Esta situação, portanto, tem sido aproveitada para partir para a ofensiva e gerar uma narrativa que demarca um claro antagonismo entre o lado empresarial e o grupo de trabalhadores, para esclarecer interesses e objetivos conflitantes e para dar legitimidade às reivindicações, tentando assim ampliar uma certo apoio na opinião pública, algo especialmente relevante em conflitos desta magnitude. O fato do presidente dos Estados Unidos, Joe Biden, ter aparecido no Michigan com um megafone na mão encorajando a continuação da greve não é casual e responde à forma como o sindicato conseguiu reverter os debates públicos a seu favor.
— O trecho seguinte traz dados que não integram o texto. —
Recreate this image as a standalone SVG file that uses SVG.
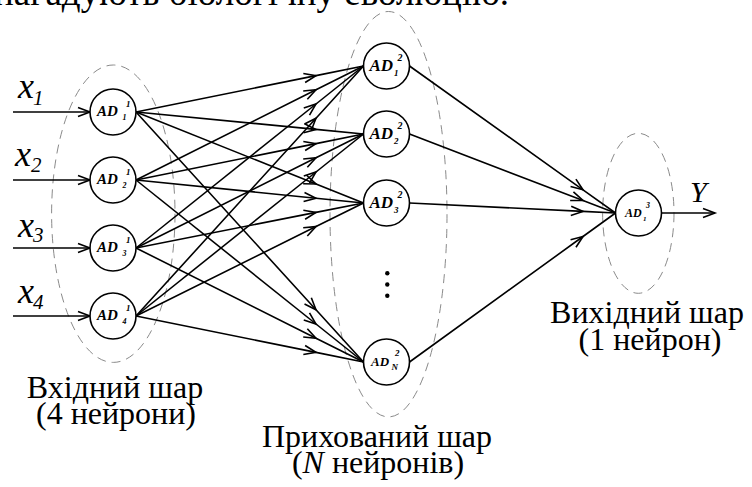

No dia 25 de outubro, o UAW chegou a um acordo com a Ford, no dia 29 com a Stellantis, e no dia 31 foi alcançado um acordo provisório com a General Motors, concluindo com sucesso esta greve. O sindicato parece querer aproveitar a corrente a seu favor e já está de olho em fábricas de outros grupos como Toyota e Tesla, até agora não sindicalizadas. A greve foi vencida e as lições que podem ser tiradas são muito úteis para pensar sobre como reorientar a estratégia sindical na Europa [e na América Latina]. Embora as condições em que se desenvolve a atividade sindical sejam muito diferentes nos dois lados do Atlântico, o trabalho não deve deixar de se concentrar na tentativa de unir as forças e os interesses do trabalho que o capital é responsável por fragmentar.